Can you help me understand where you are coming from? Is it that you think the benchmark is flawed or overly harsh? Or that you interpret the tone as blaming AI for failing a task that is inherently tricky or poorly specified?
My takeaway was more "maybe AI coding assistants today aren’t yet good at this specific, realistic engineering task"....
Where I work we are looking at a lot of our documentation and implementations where AI has a hard time when doing it.
This almost always correlates with customers having similar issues in getting things working.
This has lead us to rewrite a lot of documentation to be more consistent and clear. In addition we set out series of examples from simple to complex. This shows as less tickets later, and more complex implementations being setup by customers without the need for support.
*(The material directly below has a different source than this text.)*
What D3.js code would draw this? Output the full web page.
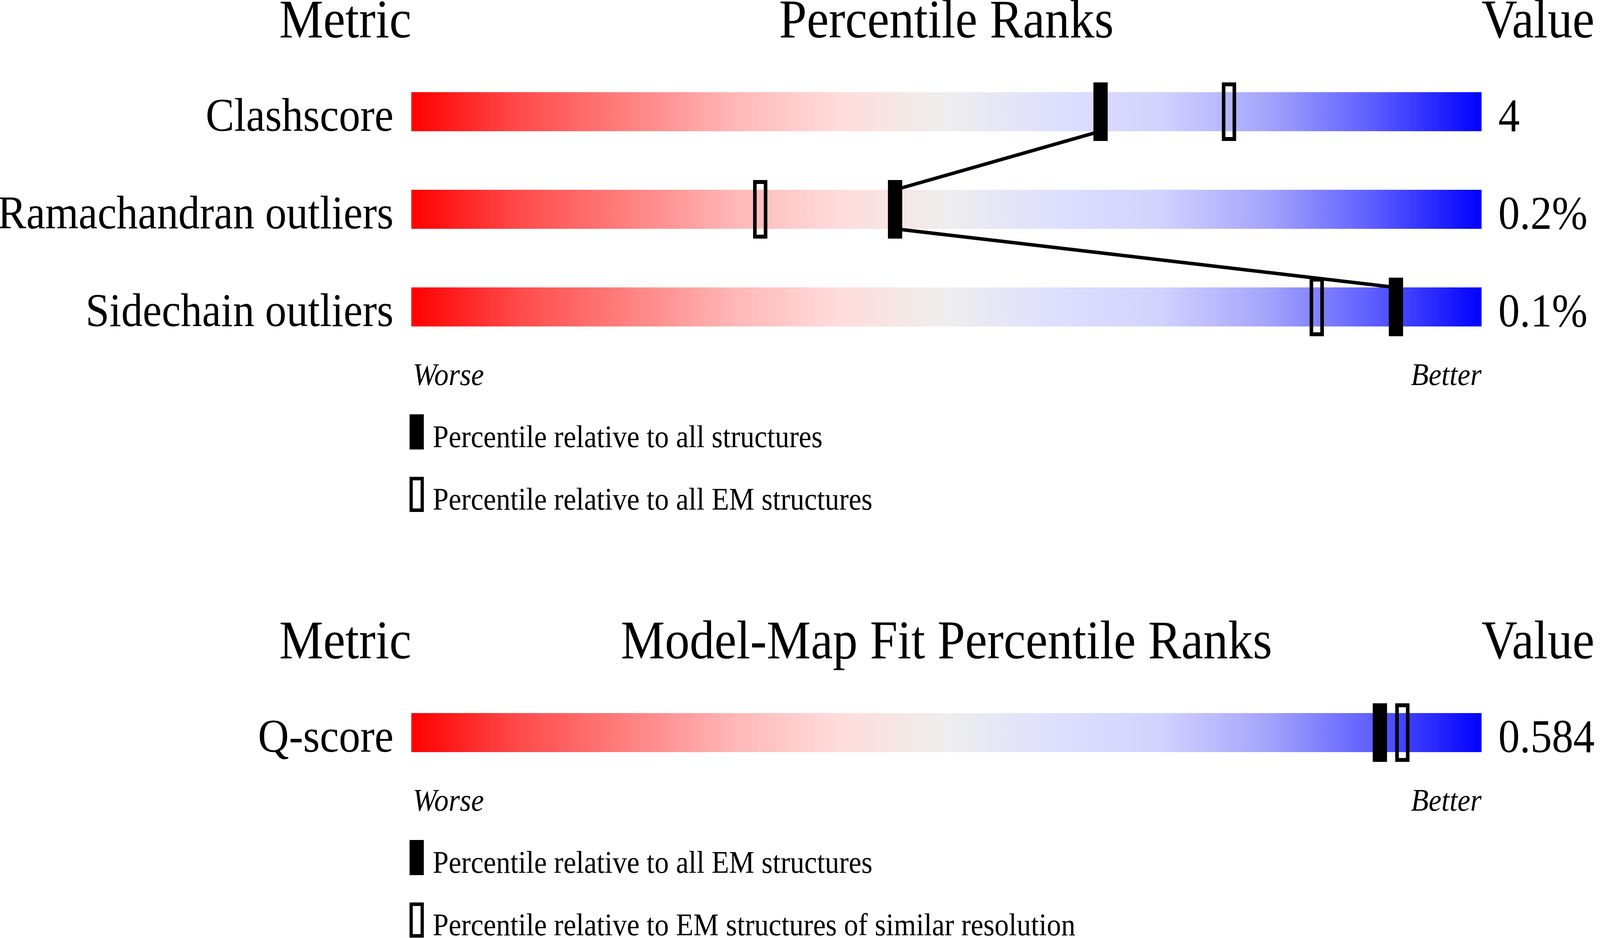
<!DOCTYPE html>
<meta charset="utf-8">
<style>
html, body { margin: 0; padding: 0; overflow: hidden; background: #fff; }
svg { display: block; width: 100vw; height: 100vh; }
text { font-family: "Liberation Serif", "Times New Roman", serif; fill: #000; }
.head { font-size: 139px; }
.label { font-size: 120px; }
.note { font-size: 80px; }
.end { font-size: 81px; font-style: italic; }
</style>
<body>
<div id="chart"></div>
<script src="https://d3js.org/d3.v7.min.js"></script>
<script>
// geometry panel
var metrics = ["Clashscore", "Ramachandran outliers", "Sidechain outliers"];
var metricValues = ["4", "0.2%", "0.1%"];
var pctAll = [64.4, 45.2, 92.0];
var pctAllEM = [76.4, 32.6, 84.6];
var legend1 = ["Percentile relative to all structures", "Percentile relative to all EM structures"];

// model-map fit panel
var fitMetrics = ["Q-score"];
var fitValues = ["0.584"];
var fitPctAllEM = [90.5];
var fitPctSimilar = [92.6];
var legend2 = ["Percentile relative to all EM structures", "Percentile relative to EM structures of similar resolution"];

var width = 4485, height = 2402;
var barH = 100, rowStep = 250, markW = 40, markOver = 25, ring = 10;

// drawn in a fixed 4485x2402 space, stretched to the window
var svg = d3.select("#chart").append("svg")
    .attr("viewBox", "0 0 " + width + " " + height)
    .attr("preserveAspectRatio", "none");

var stops = [
  [0, "#ff0000"], [0.1, "#ff4a4a"], [0.2, "#ff7f7f"], [0.3, "#ffb6b6"],
  [0.4, "#ffdcdc"], [0.5, "#eeeeee"], [0.6, "#dfdffe"], [0.7, "#d2d2ff"],
  [0.8, "#a4a4fc"], [0.9, "#5c5cff"], [1, "#0000ff"]
];
var grad = svg.append("defs").append("linearGradient").attr("id", "slider");
grad.selectAll("stop").data(stops).enter().append("stop")
    .attr("offset", function(d) { return d[0]; })
    .attr("stop-color", function(d) { return d[1]; });

var x = d3.scaleLinear().domain([0, 100]).range([1153, 4153]);

function panel(top, title, names, values, filled, hollow, legendText) {
  var g = svg.append("g").attr("transform", "translate(0," + top + ")");
  var barTop = function(i) { return 140 + i * rowStep; };

  g.append("text").attr("class", "head").attr("x", x(0)).attr("y", 0)
      .attr("text-anchor", "end").text("Metric");
  g.append("text").attr("class", "head").attr("x", (x(0) + x(100)) / 2).attr("y", 0)
      .attr("text-anchor", "middle").text(title);
  g.append("text").attr("class", "head").attr("x", x(100)).attr("y", 0).text("Value");

  g.selectAll(".bar").data(names).enter().append("rect")
      .attr("class", "bar")
      .attr("x", x(0))
      .attr("y", function(d, i) { return barTop(i); })
      .attr("width", x(100) - x(0))
      .attr("height", barH)
      .attr("fill", "url(#slider)");

  g.selectAll(".name").data(names).enter().append("text")
      .attr("class", "label")
      .attr("x", x(0) - 50)
      .attr("y", function(d, i) { return barTop(i) + barH - 1; })
      .attr("text-anchor", "end")
      .text(function(d) { return d; });

  g.selectAll(".val").data(values).enter().append("text")
      .attr("class", "label")
      .attr("x", x(100) + 47)
      .attr("y", function(d, i) { return barTop(i) + barH; })
      .text(function(d) { return d; });

  // lines joining the filled markers
  for (var i = 0; i < filled.length - 1; i++) {
    g.append("line")
        .attr("x1", x(filled[i])).attr("y1", barTop(i) + barH)
        .attr("x2", x(filled[i + 1])).attr("y2", barTop(i + 1))
        .attr("stroke", "#000").attr("stroke-width", 9);
  }

  g.selectAll(".hollow").data(hollow).enter().append("rect")
      .attr("x", function(d) { return x(d) - markW / 2 + ring / 2; })
      .attr("y", function(d, i) { return barTop(i) - markOver + ring / 2; })
      .attr("width", markW - ring)
      .attr("height", barH + 2 * markOver - ring)
      .attr("fill", "none")
      .attr("stroke", "#000")
      .attr("stroke-width", ring);

  g.selectAll(".filled").data(filled).enter().append("rect")
      .attr("x", function(d) { return x(d) - markW / 2; })
      .attr("y", function(d, i) { return barTop(i) - markOver; })
      .attr("width", markW)
      .attr("height", barH + 2 * markOver)
      .attr("fill", "#000");

  var bottom = barTop(names.length - 1) + barH;
  g.append("text").attr("class", "end").attr("x", x(0) + 4).attr("y", bottom + 150).text("Worse");
  g.append("text").attr("class", "end").attr("x", x(100)).attr("y", bottom + 150)
      .attr("text-anchor", "end").text("Better");

  legendText.forEach(function(t, i) {
    var ly = bottom + 225 + i * 160;
    if (i === 0) {
      g.append("rect").attr("x", x(0) - 5).attr("y", ly).attr("width", 40).attr("height", 90)
          .attr("fill", "#000");
    } else {
      g.append("rect").attr("x", x(0) - 5 + 4.5).attr("y", ly + 4.5).attr("width", 31).attr("height", 81)
          .attr("fill", "none").attr("stroke", "#000").attr("stroke-width", 9);
    }
    g.append("text").attr("class", "note").attr("x", x(0) + 60).attr("y", ly + 84).text(t);
  });
}

panel(96, "Percentile Ranks", metrics, metricValues, pctAll, pctAllEM, legend1);
panel(1686, "Model-Map Fit Percentile Ranks", fitMetrics, fitValues, fitPctAllEM, fitPctSimilar, legend2);
</script>
</body>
In my experience many OTEL libraries are aweful to use and most of the "official" ones are the worst offenders as the are largely codegened. That typically makes them feel clunky to use and they exhibit code patterns that are non-native to the language used, which would an explanation of why AI systems struggle with the benchmark.
I think you would see similar results if tasking an AI to e.g. write GRPC/Protobuf systems using only the builtin/official protobuf codegen languages.
Where I think the benchmark is quite fair is in the solutions. It looks like for each of the languages (at least the ones I'm familiar with), the "better" options were chosen, e.g. using `tracing-opentelemtry` rather than `opentelemetry-sdk` directly in Rust.
However the one-shot nature of the benchmark also isn't that reflective of the actual utility. In my experience, if you have the initial framework setup done in your repo + a handful of examples, they do a great job of applying OTEL tracing to the majority of your project.